Most New Jersey Shore towns have built their budgets around that beach tag revenue, with Atlantic City and the Wildwoods being exceptions in the southern half of the state. To suddenly say “cross that line item out of your budget if you want help rebuilding your beaches,” especially when shore towns are still suffering at the hands of Sandy, is not any way to give your legislation hope of passing through. Cape May estimates that they’d have to raise taxes eight percent, which is over the two percent tax increase cap imposed by Gov. Christie. Good luck getting tourists or residents to say okay to that one.
Wildwood maintains its beaches through a seven percent tourism tax and they STILL floated the idea of adding beach badges to raise revenue.
So may I suggest an alternative? How about revisiting NJ Assembly Bill 2657, which would have closed the tax loophole that allows summer condos and rental houses to dodge sales and occupancy taxes? The current law requires the tax for all “transient” lodging spots, but I don’t know any home or condo rental that follows that rule.
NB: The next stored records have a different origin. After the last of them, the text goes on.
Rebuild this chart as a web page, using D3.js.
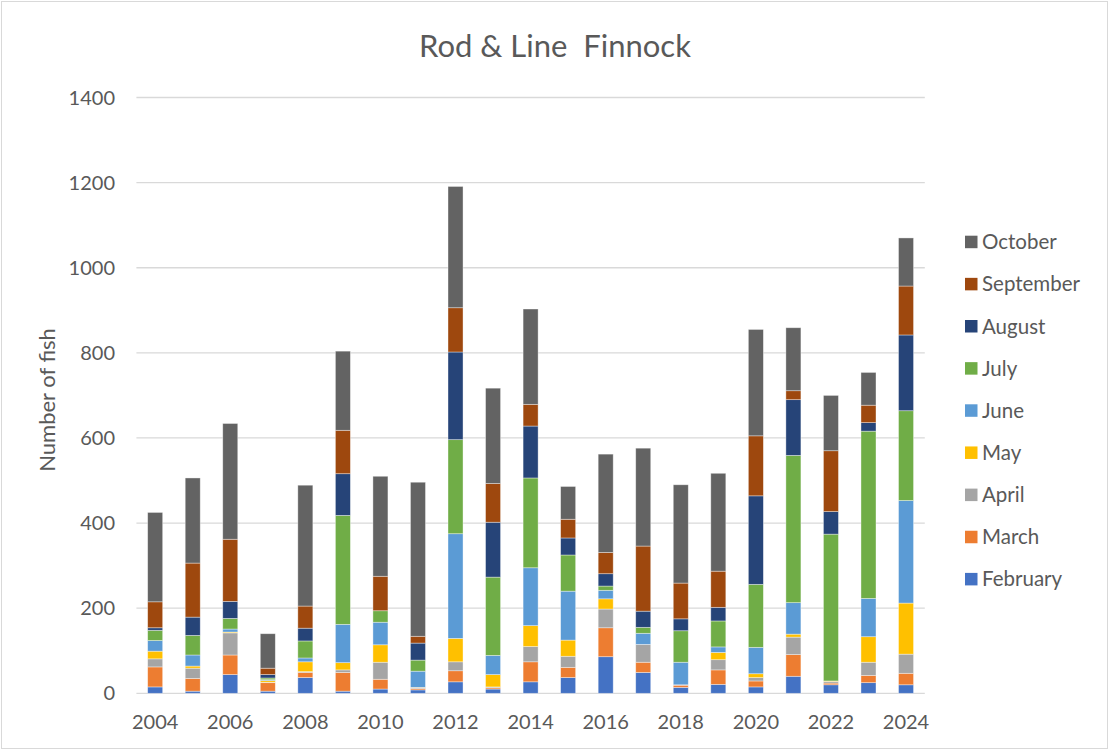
<!DOCTYPE html>
<html>
<head>
<meta charset="utf-8">
<script src="https://cdn.jsdelivr.net/npm/d3@7"></script>
<style>
  body { margin: 0; background: #fff; }
  text { font-family: Lato, "Open Sans", sans-serif; fill: #595959; }
</style>
</head>
<body>
<div class="chart"></div>
<script>
var width = 1110;
var height = 751;

var years = [2004, 2005, 2006, 2007, 2008, 2009, 2010, 2011, 2012, 2013, 2014,
             2015, 2016, 2017, 2018, 2019, 2020, 2021, 2022, 2023, 2024];
var yTicks = [0, 200, 400, 600, 800, 1000, 1200, 1400];

// one array per month, one value per year
var february  = [15, 5, 44, 5, 37, 5, 10, 8, 27, 10, 27, 37, 86, 49, 14, 21, 15, 40, 20, 25, 20];
var march     = [47, 30, 46, 20, 12, 44, 23, 3, 26, 3, 47, 24, 68, 24, 5, 34, 14, 51, 4, 17, 27];
var april     = [19, 24, 52, 1, 2, 6, 40, 2, 21, 2, 36, 26, 44, 42, 1, 24, 8, 41, 4, 31, 45];
var may       = [18, 5, 2, 4, 23, 17, 41, 1, 55, 29, 49, 38, 24, 0, 0, 17, 9, 7, 1, 60, 120];
var june      = [25, 26, 7, 2, 9, 90, 53, 38, 246, 45, 136, 115, 20, 26, 53, 13, 62, 74, 0, 90, 241];
var july      = [24, 46, 25, 4, 40, 256, 27, 26, 221, 184, 211, 85, 10, 14, 74, 61, 148, 346, 345, 393, 211];
var august    = [6, 43, 40, 8, 30, 98, 0, 40, 206, 129, 122, 40, 29, 38, 28, 32, 208, 131, 53, 20, 178];
var september = [61, 127, 146, 15, 52, 102, 81, 16, 104, 91, 51, 44, 50, 153, 84, 85, 141, 21, 143, 41, 115];
var october   = [210, 200, 272, 81, 284, 186, 235, 362, 285, 224, 224, 77, 231, 230, 231, 230, 250, 148, 130, 77, 113];

var months = ['February', 'March', 'April', 'May', 'June', 'July', 'August', 'September', 'October'];
var series = [february, march, april, may, june, july, august, september, october];
var colors = ['#4472C4', '#ED7D31', '#A5A5A5', '#FFC000', '#5B9BD5', '#70AD47', '#264478', '#9E480E', '#636363'];

var rows = years.map(function(y, i) {
	var r = { year: y };
	months.forEach(function(m, j) { r[m] = series[j][i]; });
	return r;
});

var svg = d3.select('.chart')
	.append('svg')
	.attr('width', width)
	.attr('height', height);

// chart border
svg.append('rect')
	.attr('x', 1.5).attr('y', 1.5)
	.attr('width', 1106).attr('height', 747)
	.attr('fill', 'none')
	.attr('stroke', '#d9d9d9');

var plotLeft = 136.4, plotRight = 924.8, plotTop = 97.5, plotBottom = 693.3;

var x = d3.scaleBand()
	.domain(years)
	.range([plotLeft, plotRight])
	.paddingInner(0.6)
	.paddingOuter(0.3);

var y = d3.scaleLinear().domain([0, 1400]).range([plotBottom, plotTop]);

// gridlines
svg.append('g')
	.selectAll('line')
	.data(yTicks)
	.enter().append('line')
	.attr('x1', plotLeft).attr('x2', plotRight)
	.attr('y1', function(d){ return y(d) })
	.attr('y2', function(d){ return y(d) })
	.attr('stroke', '#d9d9d9')
	.attr('stroke-width', 1.3);

// y tick labels
svg.append('g')
	.selectAll('text')
	.data(yTicks)
	.enter().append('text')
	.attr('x', 115)
	.attr('y', function(d){ return y(d) + 7 })
	.attr('text-anchor', 'end')
	.attr('font-size', '20px')
	.text(function(d){ return d });

// stacked bars
var stack = d3.stack().keys(months);
var layers = stack(rows);

svg.append('g')
	.selectAll('g')
	.data(layers)
	.enter().append('g')
	.attr('fill', function(d, i){ return colors[i] })
	.selectAll('rect')
	.data(function(d){ return d })
	.enter().append('rect')
	.attr('x', function(d){ return x(d.data.year) })
	.attr('width', x.bandwidth())
	.attr('y', function(d){ return y(d[1]) })
	.attr('height', function(d){ return y(d[0]) - y(d[1]) })
	.attr('stroke', '#ffffff')
	.attr('stroke-opacity', 0.5)
	.attr('stroke-width', 0.75);

// x labels, every other year
svg.append('g')
	.selectAll('text')
	.data(years.filter(function(d, i){ return i % 2 === 0 }))
	.enter().append('text')
	.attr('x', function(d){ return x(d) + x.bandwidth() / 2 })
	.attr('y', 729)
	.attr('text-anchor', 'middle')
	.attr('font-size', '20px')
	.text(function(d){ return d });

// axis title
svg.append('text')
	.attr('transform', 'translate(55,400) rotate(-90)')
	.attr('text-anchor', 'middle')
	.attr('font-size', '22px')
	.text('Number of fish');

// chart title
svg.append('text')
	.attr('x', 555)
	.attr('y', 57)
	.attr('text-anchor', 'middle')
	.attr('font-size', '31px')
	.style('white-space', 'pre')
	.text('Rod & Line  Finnock');

// legend, October on top
var legend = svg.append('g')
	.selectAll('g')
	.data(months.slice().reverse())
	.enter().append('g')
	.attr('transform', function(d, i){ return 'translate(965,' + (241.7 + i * 42.15) + ')' });

legend.append('rect')
	.attr('x', 0).attr('y', -6)
	.attr('width', 12.5).attr('height', 12.5)
	.attr('fill', function(d){ return colors[months.indexOf(d)] });

legend.append('text')
	.attr('x', 17)
	.attr('y', 7.5)
	.attr('font-size', '20.5px')
	.text(function(d){ return d });
</script>
</body>
</html>
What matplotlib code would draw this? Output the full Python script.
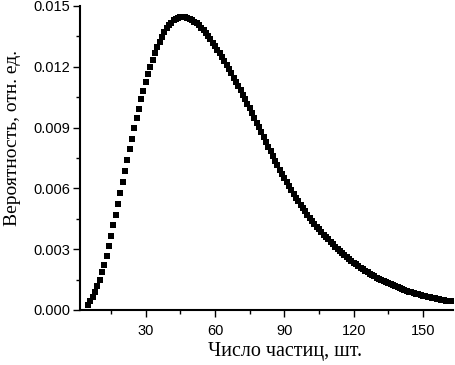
import matplotlib
matplotlib.use("Agg")
import matplotlib.pyplot as plt
import numpy as np
from matplotlib.ticker import MultipleLocator

# particle count (one point per integer)
n_start = 5
prob = [
    0.00025, 0.00042, 0.00065, 0.00090, 0.00118, 0.00150, 0.00185, 0.00224, 0.00266, 0.00314,  # 5-14
    0.00366, 0.00417, 0.00470, 0.00525, 0.00579, 0.00632, 0.00686, 0.00740, 0.00793, 0.00845,  # 15-24
    0.00896, 0.00945, 0.00993, 0.01039, 0.01082, 0.01123, 0.01162, 0.01199, 0.01234, 0.01267,  # 25-34
    0.01297, 0.01324, 0.01348, 0.01370, 0.01389, 0.01405, 0.01418, 0.01429, 0.01437, 0.01442,  # 35-44
    0.01445, 0.01446, 0.01445, 0.01442, 0.01437, 0.01431, 0.01423, 0.01414, 0.01404, 0.01393,  # 45-54
    0.01380, 0.01366, 0.01351, 0.01336, 0.01319, 0.01302, 0.01285, 0.01267, 0.01248, 0.01229,  # 55-64
    0.01209, 0.01189, 0.01168, 0.01147, 0.01126, 0.01105, 0.01083, 0.01061, 0.01039, 0.01017,  # 65-74
    0.00995, 0.00972, 0.00949, 0.00925, 0.00901, 0.00877, 0.00853, 0.00829, 0.00805, 0.00782,  # 75-84
    0.00759, 0.00736, 0.00714, 0.00692, 0.00671, 0.00650, 0.00630, 0.00610, 0.00591, 0.00572,  # 85-94
    0.00554, 0.00536, 0.00519, 0.00502, 0.00486, 0.00470, 0.00455, 0.00440, 0.00425, 0.00411,  # 95-104
    0.00398, 0.00385, 0.00372, 0.00360, 0.00348, 0.00336, 0.00325, 0.00313, 0.00302, 0.00292,  # 105-114
    0.00281, 0.00271, 0.00262, 0.00252, 0.00243, 0.00234, 0.00226, 0.00217, 0.00209, 0.00201,  # 115-124
    0.00194, 0.00187, 0.00180, 0.00173, 0.00166, 0.00160, 0.00154, 0.00148, 0.00142, 0.00137,  # 125-134
    0.00131, 0.00126, 0.00121, 0.00116, 0.00112, 0.00107, 0.00103, 0.00099, 0.00095, 0.00091,  # 135-144
    0.00087, 0.00084, 0.00080, 0.00077, 0.00074, 0.00071, 0.00068, 0.00065, 0.00062, 0.00060,  # 145-154
    0.00057, 0.00055, 0.00053, 0.00050, 0.00048, 0.00046, 0.00044, 0.00042,  # 155-162
]
count = np.arange(n_start, n_start + len(prob))

x_label = "Число частиц, шт."
y_label = "Вероятность, отн. ед."

fig = plt.figure(figsize=(4.56, 3.65), dpi=100)
ax = fig.add_axes([0.1754, 0.1507, 0.818, 0.833])

ax.plot(count, prob, "s", color="black", markersize=4.3, markeredgewidth=0)

ax.set_xlim(1.5, 163)
ax.set_ylim(0, 0.015)
ax.xaxis.set_major_locator(MultipleLocator(30))
ax.xaxis.set_minor_locator(MultipleLocator(15))
ax.yaxis.set_major_locator(MultipleLocator(0.003))
ax.yaxis.set_minor_locator(MultipleLocator(0.0015))
ax.yaxis.set_major_formatter(plt.FormatStrFormatter("%.3f"))

for side in ["top", "right"]:
    ax.spines[side].set_visible(False)
for side in ["left", "bottom"]:
    ax.spines[side].set_linewidth(1.5)

ax.tick_params(which="major", direction="out", length=5, width=1, labelsize=10.5)
ax.tick_params(which="minor", direction="out", length=3, width=1)
ax.tick_params(axis="x", which="major", pad=5)
ax.tick_params(axis="y", which="major", pad=2)
for lbl in ax.get_xticklabels() + ax.get_yticklabels():
    lbl.set_family("Liberation Sans")

ax.set_xlabel(x_label, family="Liberation Serif", fontsize=14.5)
ax.set_ylabel(y_label, family="Liberation Serif", fontsize=14)
ax.xaxis.set_label_coords(0.55, -0.105)
ax.yaxis.set_label_coords(-0.158, 0.567)

fig.savefig("out.png", dpi=100)
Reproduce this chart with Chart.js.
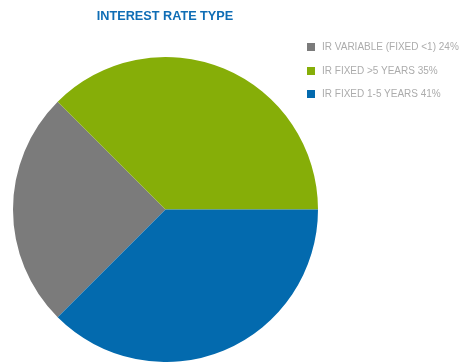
<!DOCTYPE html>
<html>
<head>
<meta charset="utf-8">
<script src="https://cdn.jsdelivr.net/npm/chart.js@4/dist/chart.umd.min.js"></script>
<style>
  html, body { margin: 0; padding: 0; background: #fff; }
  #wrap { position: relative; width: 461px; height: 362px; overflow: hidden; }
  #chart { position: absolute; left: 0; top: 0; }
  #title {
    position: absolute; left: 0; width: 330px; top: 9px; text-align: center;
    font: bold 12.7px "Liberation Sans", Arial, sans-serif; color: #0f6db5;
  }
  #legend { position: absolute; left: 307px; top: 41px; font: 10px "Liberation Sans", Arial, sans-serif; color: #acacac; }
  #legend .row { height: 23.5px; display: flex; align-items: flex-start; white-space: nowrap; }
  #legend .box { width: 8px; height: 8px; margin: 2px 7px 0 0; }
</style>
</head>
<body>
<div id="wrap">
  <canvas id="chart" width="461" height="362"></canvas>
  <div id="title"></div>
  <div id="legend"></div>
</div>
<script>
const chartTitle = "INTEREST RATE TYPE";
const categories = ["IR VARIABLE (FIXED <1) 24%", "IR FIXED >5 YEARS 35%", "IR FIXED 1-5 YEARS 41%"];
// slice sizes as drawn in the picture
const sliceValues = [25, 37.5, 37.5];
const sliceColors = ["#7b7b7b", "#86ae08", "#036aae"];

document.getElementById("title").textContent = chartTitle;

const legend = document.getElementById("legend");
categories.forEach((label, i) => {
  const row = document.createElement("div");
  row.className = "row";
  const box = document.createElement("div");
  box.className = "box";
  box.style.background = sliceColors[i];
  const text = document.createElement("span");
  text.textContent = label;
  row.appendChild(box);
  row.appendChild(text);
  legend.appendChild(row);
});

new Chart(document.getElementById("chart"), {
  type: "pie",
  data: {
    labels: categories,
    datasets: [{
      data: sliceValues,
      backgroundColor: sliceColors,
      borderWidth: 0,
    }],
  },
  options: {
    responsive: false,
    animation: false,
    rotation: 225,
    layout: { padding: { top: 57, left: 13, right: 143, bottom: 0 } },
    plugins: {
      legend: { display: false },
      title: { display: false },
      tooltip: { enabled: false },
    },
  },
});
</script>
</body>
</html>
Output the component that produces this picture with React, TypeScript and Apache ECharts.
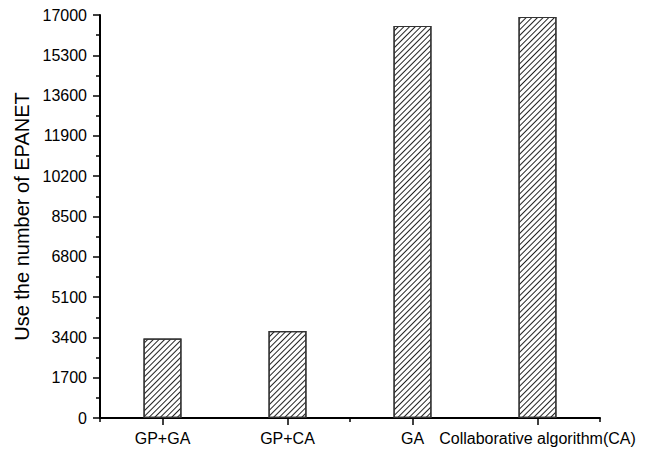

This puts hotels and motels at a disadvantage, which is why you’re seeing B&Bs and motels turning into condos or condotels (in Cape May, those extra taxes top out at 14%). Imagine the money raised if all those rental homes in Avalon, Stone Harbor and Sea Isle, which have few hotels, had to pay sales and occupancy taxes.
I can already see the realtors and rental home owners reaching for the comment box after reading that one. I’m not writing about it here to start a fight, but as an example of something that I thought had a more realistic plan than radically changing how Jersey Shore beach towns raise revenue to maintain their beaches. And even that was struck down last year.
It’s in the state’s interest to restore the beaches, anyway. Tourism, largely focused on the coast, brought in $38 billion each year, even as the state cut the tourism budget to the bone.
So let’s step back into reality on this one. This is the wrong bill at the wrong time, despite support from Senate President Stephen Sweeney. Sweeney’s from Gloucester County. Expect legislators from across Cape May, Atlantic, Ocean and Monmouth counties to fight tooth and nail over this one. Even Gov. Christie has asked that the topic be tabled this year. And if it progresses further, there will be lawsuits from all over the state.
Don’t bank on getting onto the beach free this year – unless, of course, you’re headed to Atlantic City or the Wildwoods.